S’il s’avère concluant, ce projet pilote de piscine sera reproduit dans d’autres villes de l’État de New York, notamment à Buffalo, Newburgh et Rochester, aidant ainsi la collectivité à atteindre les objectifs du Clean Water Act, une loi fédérale sur la pollution des eaux. D’autres villes dans le monde semblent également intéressées, les concepteurs ayant été contactés par les équipes municipales de Munich, de Sydney ou encore d’Auckland.
Une double dimension écologique et sociale
Mais plus qu’un usage récréatif, + Pool ambitionne un changement de regard sur la nature en ville.
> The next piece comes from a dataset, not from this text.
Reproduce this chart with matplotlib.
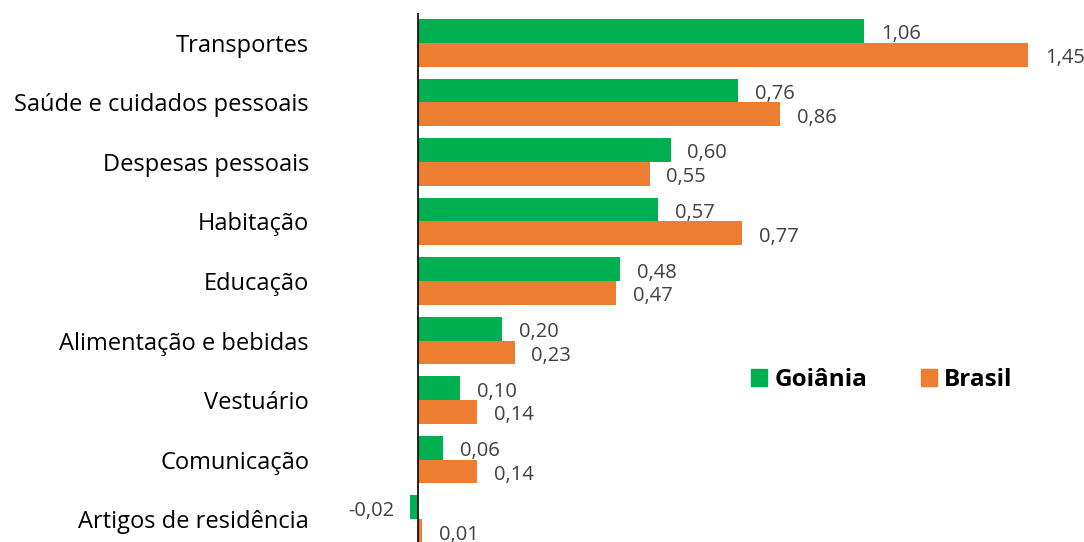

Si des aménagements ont bien été opérés sur les rives new-yorkaises en lieu d’anciens sites industriels le long des berges, le projet offre une occasion nouvelle pour plusieurs millions d’habitants de la mégapole de se reconnecter à leurs cours d’eau. Cette piscine cruciforme a le mérite de rétablir une certaine proximité avec l’environnement direct, c’est peut-être là sa force : une dimension écologique absolument nécessaire, alors que Big Apple a été frappée ces dernières années par des pics de chaleur de plus en plus intenses, contraignant les citadins à aller chercher un peu de fraîcheur sûr les plages, générant un nombre croissant de noyades.
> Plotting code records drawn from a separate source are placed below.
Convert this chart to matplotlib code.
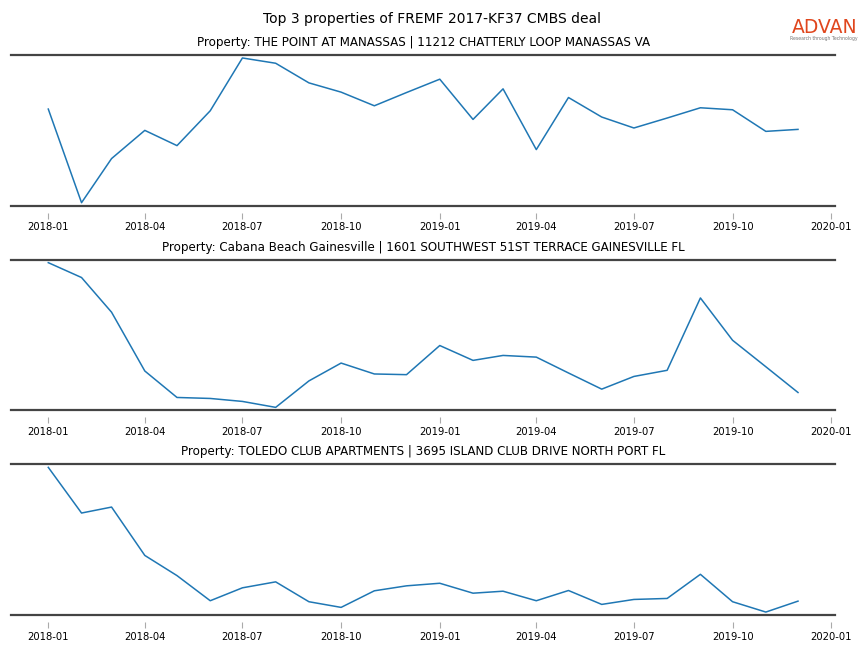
import matplotlib
matplotlib.use("Agg")
import matplotlib.pyplot as plt
import pandas as pd

# monthly dates, 2018-01 .. 2019-12
months = pd.date_range("2018-01-01", "2019-12-01", freq="MS")

titles = [
    "Property: THE POINT AT MANASSAS | 11212 CHATTERLY LOOP MANASSAS VA",
    "Property: Cabana Beach Gainesville | 1601 SOUTHWEST 51ST TERRACE GAINESVILLE FL",
    "Property: TOLEDO CLUB APARTMENTS | 3695 ISLAND CLUB DRIVE NORTH PORT FL",
]

# values (no y scale shown, relative units)
manassas = [96.7, 2.7, 47.0, 75.3, 60.0, 95.0, 148.0, 142.7, 123.0, 113.7, 100.0, 113.3,
            126.7, 86.3, 117.0, 56.0, 108.3, 88.7, 77.7, 87.7, 98.0, 96.0, 74.3, 76.3]
gainesville = [146.6, 131.6, 96.6, 37.3, 10.6, 9.6, 6.6, 0.6, 27.3, 45.3, 34.3, 33.6,
               63.0, 48.0, 53.0, 51.3, 35.3, 19.0, 31.8, 38.0, 111.0, 68.3, 41.6, 15.6]
north_port = [147.7, 101.7, 107.7, 59.0, 38.7, 13.4, 26.4, 32.4, 12.4, 6.7, 23.4, 28.4,
              31.0, 21.0, 23.0, 13.4, 23.7, 9.7, 14.7, 15.7, 40.0, 12.4, 2.0, 13.0]

series = [manassas, gainesville, north_port]

tick_dates = pd.date_range("2018-01-01", "2020-01-01", freq="3MS")
tick_labels = [d.strftime("%Y-%m") for d in tick_dates]

fig, axes = plt.subplots(3, 1, figsize=(8.64, 6.48), dpi=100)
plt.subplots_adjust(left=0.0125, right=0.967, top=0.915, bottom=0.051, hspace=0.36)

for ax, title, vals in zip(axes, titles, series):
    ax.plot(months, vals, color="#1f77b4", linewidth=1.1)
    ax.margins(y=0.02)
    ax.set_title(title, fontsize=8.6, pad=6.5)
    ax.set_yticks([])
    ax.spines["left"].set_visible(False)
    ax.spines["right"].set_visible(False)
    ax.spines["top"].set_color("#444444")
    ax.spines["top"].set_linewidth(1.6)
    # ticks sit a little below the dark bottom rule
    ax.spines["bottom"].set_position(("outward", 5))
    ax.spines["bottom"].set_visible(False)
    ax.plot([0, 1], [0, 0], transform=ax.transAxes, color="#444444", linewidth=1.6, clip_on=False)
    ax.set_xticks(tick_dates)
    ax.set_xticklabels(tick_labels)
    ax.tick_params(axis="x", labelsize=7.2, length=4, color="#aaaaaa", pad=3)

fig.suptitle("Top 3 properties of FREMF 2017-KF37 CMBS deal", fontsize=10, y=0.982)

# logo
fig.text(0.954, 0.957, "ADVAN", color="#e0461d", fontsize=13.5, ha="center", va="center")
fig.text(0.954, 0.941, "Research through Technology", color="#777777", fontsize=3.3, ha="center", va="center")

plt.savefig("out.png")
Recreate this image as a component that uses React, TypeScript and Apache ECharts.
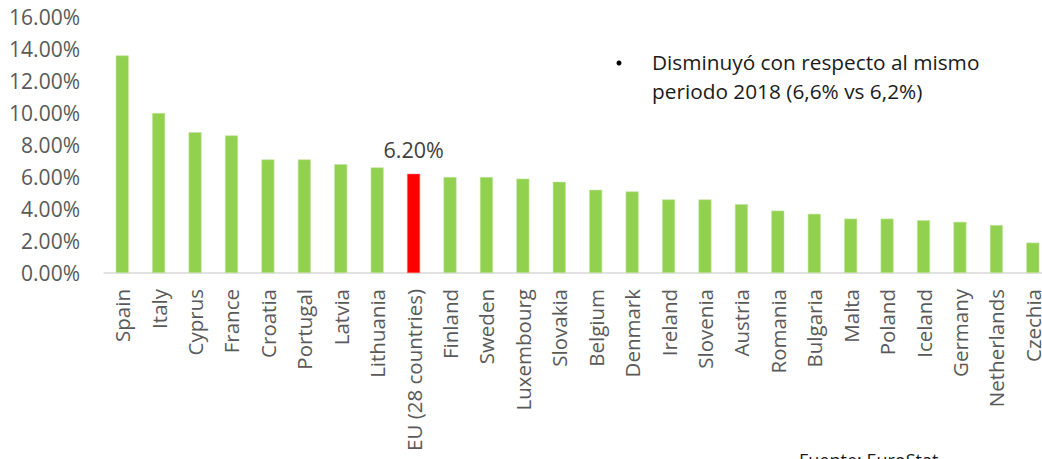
import React, { useEffect, useRef } from "react";
import * as echarts from "echarts";

const categories = ["Spain","Italy","Cyprus","France","Croatia","Portugal","Latvia","Lithuania","EU (28 countries)","Finland","Sweden","Luxembourg","Slovakia","Belgium","Denmark","Ireland","Slovenia","Austria","Romania","Bulgaria","Malta","Poland","Iceland","Germany","Netherlands","Czechia"];
const values = [13.6,10.0,8.8,8.6,7.1,7.1,6.8,6.6,6.2,6.0,6.0,5.9,5.7,5.2,5.1,4.6,4.6,4.3,3.9,3.7,3.4,3.4,3.3,3.2,3.0,1.9];
const highlight = "EU (28 countries)";
const yTicks = [0, 2, 4, 6, 8, 10, 12, 14, 16];
const noteLines = ["Disminuyó con respecto al mismo", "periodo 2018 (6,6% vs 6,2%)"];
const sourceText = "Fuente: EuroStat";

export default function App() {
  const ref = useRef<HTMLDivElement>(null);
  useEffect(() => {
    const chart = echarts.init(ref.current!, null, { renderer: "svg" });
    const font = "'Open Sans', sans-serif";
    chart.setOption({
      animation: false,
      grid: { left: 104, top: 17, width: 947, height: 256, containLabel: false },
      xAxis: {
        type: "category",
        data: categories,
        axisLine: { show: true, lineStyle: { color: "#d9d9d9", width: 1.5 } },
        axisTick: { show: false },
        axisLabel: {
          rotate: 90,
          interval: 0,
          margin: 16,
          color: "#595959",
          fontSize: 20.5,
          fontFamily: font,
        },
      },
      yAxis: {
        type: "value",
        min: yTicks[0],
        max: yTicks[yTicks.length - 1],
        interval: 2,
        splitLine: { show: false },
        axisLine: { show: false },
        axisTick: { show: false },
        axisLabel: {
          margin: 24,
          color: "#595959",
          fontSize: 21,
          fontFamily: font,
          formatter: (v: number) => v.toFixed(2) + "%",
        },
      },
      series: [
        {
          type: "bar",
          barWidth: 13,
          data: categories.map((c, i) => ({
            value: values[i],
            itemStyle: {
              color: c === highlight ? "#ff0000" : "#92d050",
              borderColor: c === highlight ? "#ff6060" : "#c3e6a0",
              borderWidth: 0.6,
            },
            label: c === highlight
              ? {
                  show: true,
                  position: "top",
                  distance: 13,
                  formatter: (p: any) => p.value.toFixed(2) + "%",
                  color: "#404040",
                  fontSize: 21.5,
                  fontFamily: font,
                }
              : { show: false },
          })),
        },
      ],
      graphic: [
        {
          type: "circle",
          shape: { cx: 619, cy: 63, r: 2.5 },
          style: { fill: "#000" },
        },
        {
          type: "text",
          x: 652,
          y: 62,
          style: {
            text: noteLines[0],
            fill: "#1a1a1a",
            fontSize: 20.8,
            fontFamily: font,
            verticalAlign: "middle",
          },
        },
        {
          type: "text",
          x: 652,
          y: 91,
          style: {
            text: noteLines[1],
            fill: "#1a1a1a",
            fontSize: 20.8,
            fontFamily: font,
            verticalAlign: "middle",
          },
        },
        {
          type: "text",
          x: 799,
          y: 451,
          style: {
            text: sourceText,
            fill: "#1a1a1a",
            fontSize: 18,
            fontFamily: font,
            verticalAlign: "top",
          },
        },
      ],
    });
    return () => chart.dispose();
  }, []);
  return (
    <div
      ref={ref}
      style={{ position: "fixed", left: 0, top: 0, width: 1060, height: 459, background: "#fff" }}
    />
  );
}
Ce n’est qu’un premier pas, mais il s’agit bien de remédier à cela. Il faut voir dans ce projet de piscine auto-filtrante une indéniable dimension sociale. Conçues comme quatre piscines en une, chacune des branches de son design entrecroisé sera adaptable et pourra être reconfigurée pour diverses activités : enfants, pratique sportive, nage en longueurs et espace lounge. Les sections individuelles pourront être combinées pour créer un bassin de longueur olympique de 9 000 mètres carrés. +Pool a par ailleurs vocation à produire des programmes publics et éducatifs gratuits, pour promouvoir la gestion de l’eau mais aussi enseigner la natation à tous types de publics, enfants comme adultes. Alors, ces piscine auto-filtrantes pourront être recréés à l’identique à proximité de communautés défavorisées, situés dans les voies navigables bordant les quartiers du Bronx ou du Queens par exemple.
Les limites d’un projet utopique
C’était du moins la volonté initiale de son concepteur principal, Dong-Ping Wong. Mais ce dernier a tout récemment lancé un pavé dans la marre, en affirmant avoir été évincé de son projet, dans un post Instagram publié ce jeudi 11 janvier. L’architecte y fait part de ses inquiétudes concernant +Pool, qui, « a lentement cédé la place à des intérêts qui donnent la priorité à l’argent, exposant le projet aux leviers de la gentrification ». Lui qui rêvait « d’apporter de grands changements civiques à la ville, dans des endroits souvent négligés » semble déchanter. « Nous partions de l’idéal selon lequel une organisation à but non lucratif protégerait le projet des intérêts privés », écrit-il, amer. Mis à l’écart à la suite de préoccupations exprimées concernant le « manque de diversité de longue date au sein du conseil d’administration de +Pool », ce sino-américain déplore qu’« aucune véritable implication communautaire auprès des habitants de Chinatown », n’ait été faite, alors qu’un premier bassin sera implanté à proximité directe de ce district new-yorkais. « Je m’inquiète de la manière dont les dirigeants traiteront les communautés de longue date du quartier, dont la majorité sont des personnes de couleur et à faible revenu », ajoute-t-il.
Un projet encore loin de résoudre totalement les problèmes de justice sociale en matière de loisirs, donc. Ne serait-ce seulement par sa taille, puisque seules 450 personnes pourront nager au maximum dans cette structure flottante, dans une agglomération de plus de 20 millions d’habitants. Une goutte d’eau en somme. Ou plutôt une première étape. Car, non sans obstacles certes mais petit à petit, les petits ruisseaux parviennent toujours à former de grandes rivières.